--- begin ---

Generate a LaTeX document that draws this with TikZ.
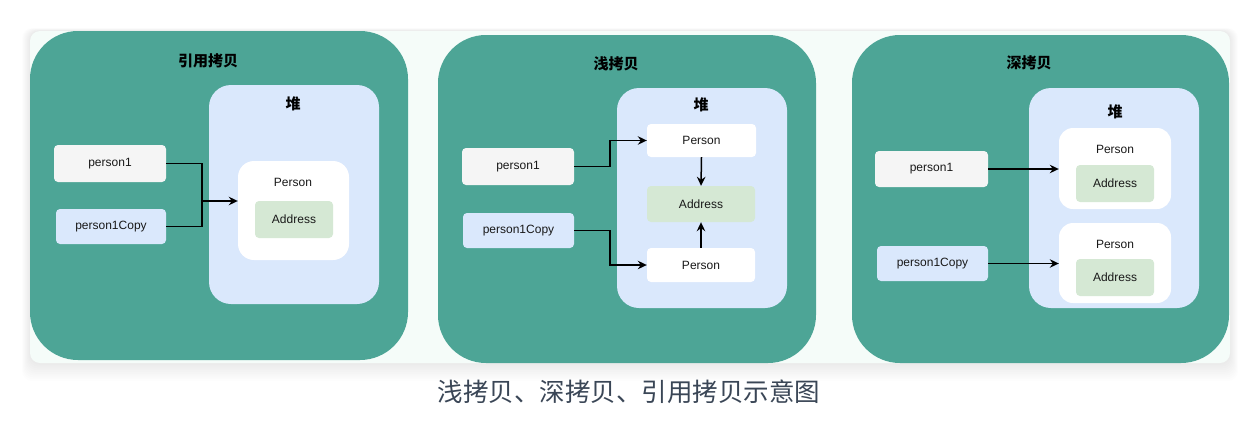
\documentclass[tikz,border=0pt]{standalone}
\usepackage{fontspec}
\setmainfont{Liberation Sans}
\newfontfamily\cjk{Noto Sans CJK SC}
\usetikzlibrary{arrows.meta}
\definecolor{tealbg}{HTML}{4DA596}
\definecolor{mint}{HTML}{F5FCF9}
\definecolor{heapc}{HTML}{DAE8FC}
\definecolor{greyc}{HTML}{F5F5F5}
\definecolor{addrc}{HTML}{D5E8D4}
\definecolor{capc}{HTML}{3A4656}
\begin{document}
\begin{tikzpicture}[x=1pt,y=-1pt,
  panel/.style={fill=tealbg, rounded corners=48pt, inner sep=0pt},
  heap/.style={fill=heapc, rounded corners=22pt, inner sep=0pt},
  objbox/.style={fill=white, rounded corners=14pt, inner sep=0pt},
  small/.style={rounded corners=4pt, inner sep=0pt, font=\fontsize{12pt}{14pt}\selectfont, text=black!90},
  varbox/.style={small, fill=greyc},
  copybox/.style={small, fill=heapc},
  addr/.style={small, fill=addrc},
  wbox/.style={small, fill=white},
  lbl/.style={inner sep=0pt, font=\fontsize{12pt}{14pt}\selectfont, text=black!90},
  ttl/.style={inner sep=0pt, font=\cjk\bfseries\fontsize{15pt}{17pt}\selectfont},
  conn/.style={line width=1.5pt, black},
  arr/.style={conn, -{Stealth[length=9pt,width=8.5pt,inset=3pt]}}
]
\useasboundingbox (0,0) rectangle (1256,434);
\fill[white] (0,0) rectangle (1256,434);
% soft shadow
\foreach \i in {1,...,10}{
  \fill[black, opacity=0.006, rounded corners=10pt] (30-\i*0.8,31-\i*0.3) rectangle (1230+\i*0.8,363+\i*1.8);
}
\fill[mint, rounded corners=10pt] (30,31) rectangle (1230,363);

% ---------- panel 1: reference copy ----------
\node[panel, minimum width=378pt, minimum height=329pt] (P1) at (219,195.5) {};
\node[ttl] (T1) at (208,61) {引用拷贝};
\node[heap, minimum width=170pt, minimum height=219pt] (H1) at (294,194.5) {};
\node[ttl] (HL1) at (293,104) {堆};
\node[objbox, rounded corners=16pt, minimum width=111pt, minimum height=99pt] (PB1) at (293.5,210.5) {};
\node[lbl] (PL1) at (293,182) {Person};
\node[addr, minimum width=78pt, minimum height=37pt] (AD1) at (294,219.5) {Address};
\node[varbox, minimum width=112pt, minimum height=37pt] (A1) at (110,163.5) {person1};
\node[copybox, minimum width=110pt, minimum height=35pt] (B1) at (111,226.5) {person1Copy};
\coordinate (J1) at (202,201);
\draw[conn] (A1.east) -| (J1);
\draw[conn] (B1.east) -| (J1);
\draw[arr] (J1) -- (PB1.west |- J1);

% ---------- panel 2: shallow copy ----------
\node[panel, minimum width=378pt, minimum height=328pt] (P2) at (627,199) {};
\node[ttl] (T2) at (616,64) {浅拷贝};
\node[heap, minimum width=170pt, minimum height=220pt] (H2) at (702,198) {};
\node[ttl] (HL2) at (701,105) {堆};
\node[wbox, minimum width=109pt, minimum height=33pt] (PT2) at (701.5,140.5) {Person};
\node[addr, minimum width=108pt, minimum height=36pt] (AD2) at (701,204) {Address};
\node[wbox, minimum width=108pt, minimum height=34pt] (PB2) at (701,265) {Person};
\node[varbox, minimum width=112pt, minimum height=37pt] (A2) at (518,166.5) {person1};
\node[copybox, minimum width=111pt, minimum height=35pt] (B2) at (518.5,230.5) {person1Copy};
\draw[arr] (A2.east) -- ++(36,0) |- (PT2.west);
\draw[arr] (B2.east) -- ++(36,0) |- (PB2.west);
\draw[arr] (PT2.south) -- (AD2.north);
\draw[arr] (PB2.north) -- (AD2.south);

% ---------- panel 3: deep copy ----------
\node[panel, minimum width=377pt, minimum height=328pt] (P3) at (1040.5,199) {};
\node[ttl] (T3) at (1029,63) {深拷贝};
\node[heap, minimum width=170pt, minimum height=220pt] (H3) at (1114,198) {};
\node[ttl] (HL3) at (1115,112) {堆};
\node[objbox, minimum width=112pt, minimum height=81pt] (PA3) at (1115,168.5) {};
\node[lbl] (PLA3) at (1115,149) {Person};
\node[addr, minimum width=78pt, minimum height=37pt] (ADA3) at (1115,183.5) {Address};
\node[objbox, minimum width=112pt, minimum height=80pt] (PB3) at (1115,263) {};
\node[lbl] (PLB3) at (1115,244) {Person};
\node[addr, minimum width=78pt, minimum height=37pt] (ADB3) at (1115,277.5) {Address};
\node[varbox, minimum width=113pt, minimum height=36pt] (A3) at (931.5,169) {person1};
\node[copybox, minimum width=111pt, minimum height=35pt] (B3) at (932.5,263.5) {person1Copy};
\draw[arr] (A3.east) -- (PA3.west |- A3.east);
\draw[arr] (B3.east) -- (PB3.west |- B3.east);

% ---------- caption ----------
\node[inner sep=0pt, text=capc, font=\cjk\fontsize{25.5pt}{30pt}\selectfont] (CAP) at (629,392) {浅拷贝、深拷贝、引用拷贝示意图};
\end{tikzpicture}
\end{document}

--- end ---

▸ Aim of the task
Transcribe the listing in full. Omit the pictures and keep every line exact.

▸ Answer to this exercise
Generate a LaTeX document that draws this with TikZ.
\documentclass[tikz,border=0pt]{standalone}
\usepackage{fontspec}
\setmainfont{Liberation Sans}
\newfontfamily\cjk{Noto Sans CJK SC}
\usetikzlibrary{arrows.meta}
\definecolor{tealbg}{HTML}{4DA596}
\definecolor{mint}{HTML}{F5FCF9}
\definecolor{heapc}{HTML}{DAE8FC}
\definecolor{greyc}{HTML}{F5F5F5}
\definecolor{addrc}{HTML}{D5E8D4}
\definecolor{capc}{HTML}{3A4656}
\begin{document}
\begin{tikzpicture}[x=1pt,y=-1pt,
  panel/.style={fill=tealbg, rounded corners=48pt, inner sep=0pt},
  heap/.style={fill=heapc, rounded corners=22pt, inner sep=0pt},
  objbox/.style={fill=white, rounded corners=14pt, inner sep=0pt},
  small/.style={rounded corners=4pt, inner sep=0pt, font=\fontsize{12pt}{14pt}\selectfont, text=black!90},
  varbox/.style={small, fill=greyc},
  copybox/.style={small, fill=heapc},
  addr/.style={small, fill=addrc},
  wbox/.style={small, fill=white},
  lbl/.style={inner sep=0pt, font=\fontsize{12pt}{14pt}\selectfont, text=black!90},
  ttl/.style={inner sep=0pt, font=\cjk\bfseries\fontsize{15pt}{17pt}\selectfont},
  conn/.style={line width=1.5pt, black},
  arr/.style={conn, -{Stealth[length=9pt,width=8.5pt,inset=3pt]}}
]
\useasboundingbox (0,0) rectangle (1256,434);
\fill[white] (0,0) rectangle (1256,434);
% soft shadow
\foreach \i in {1,...,10}{
  \fill[black, opacity=0.006, rounded corners=10pt] (30-\i*0.8,31-\i*0.3) rectangle (1230+\i*0.8,363+\i*1.8);
}
\fill[mint, rounded corners=10pt] (30,31) rectangle (1230,363);

% ---------- panel 1: reference copy ----------
\node[panel, minimum width=378pt, minimum height=329pt] (P1) at (219,195.5) {};
\node[ttl] (T1) at (208,61) {引用拷贝};
\node[heap, minimum width=170pt, minimum height=219pt] (H1) at (294,194.5) {};
\node[ttl] (HL1) at (293,104) {堆};
\node[objbox, rounded corners=16pt, minimum width=111pt, minimum height=99pt] (PB1) at (293.5,210.5) {};
\node[lbl] (PL1) at (293,182) {Person};
\node[addr, minimum width=78pt, minimum height=37pt] (AD1) at (294,219.5) {Address};
\node[varbox, minimum width=112pt, minimum height=37pt] (A1) at (110,163.5) {person1};
\node[copybox, minimum width=110pt, minimum height=35pt] (B1) at (111,226.5) {person1Copy};
\coordinate (J1) at (202,201);
\draw[conn] (A1.east) -| (J1);
\draw[conn] (B1.east) -| (J1);
\draw[arr] (J1) -- (PB1.west |- J1);

% ---------- panel 2: shallow copy ----------
\node[panel, minimum width=378pt, minimum height=328pt] (P2) at (627,199) {};
\node[ttl] (T2) at (616,64) {浅拷贝};
\node[heap, minimum width=170pt, minimum height=220pt] (H2) at (702,198) {};
\node[ttl] (HL2) at (701,105) {堆};
\node[wbox, minimum width=109pt, minimum height=33pt] (PT2) at (701.5,140.5) {Person};
\node[addr, minimum width=108pt, minimum height=36pt] (AD2) at (701,204) {Address};
\node[wbox, minimum width=108pt, minimum height=34pt] (PB2) at (701,265) {Person};
\node[varbox, minimum width=112pt, minimum height=37pt] (A2) at (518,166.5) {person1};
\node[copybox, minimum width=111pt, minimum height=35pt] (B2) at (518.5,230.5) {person1Copy};
\draw[arr] (A2.east) -- ++(36,0) |- (PT2.west);
\draw[arr] (B2.east) -- ++(36,0) |- (PB2.west);
\draw[arr] (PT2.south) -- (AD2.north);
\draw[arr] (PB2.north) -- (AD2.south);

% ---------- panel 3: deep copy ----------
\node[panel, minimum width=377pt, minimum height=328pt] (P3) at (1040.5,199) {};
\node[ttl] (T3) at (1029,63) {深拷贝};
\node[heap, minimum width=170pt, minimum height=220pt] (H3) at (1114,198) {};
\node[ttl] (HL3) at (1115,112) {堆};
\node[objbox, minimum width=112pt, minimum height=81pt] (PA3) at (1115,168.5) {};
\node[lbl] (PLA3) at (1115,149) {Person};
\node[addr, minimum width=78pt, minimum height=37pt] (ADA3) at (1115,183.5) {Address};
\node[objbox, minimum width=112pt, minimum height=80pt] (PB3) at (1115,263) {};
\node[lbl] (PLB3) at (1115,244) {Person};
\node[addr, minimum width=78pt, minimum height=37pt] (ADB3) at (1115,277.5) {Address};
\node[varbox, minimum width=113pt, minimum height=36pt] (A3) at (931.5,169) {person1};
\node[copybox, minimum width=111pt, minimum height=35pt] (B3) at (932.5,263.5) {person1Copy};
\draw[arr] (A3.east) -- (PA3.west |- A3.east);
\draw[arr] (B3.east) -- (PB3.west |- B3.east);

% ---------- caption ----------
\node[inner sep=0pt, text=capc, font=\cjk\fontsize{25.5pt}{30pt}\selectfont] (CAP) at (629,392) {浅拷贝、深拷贝、引用拷贝示意图};
\end{tikzpicture}
\end{document}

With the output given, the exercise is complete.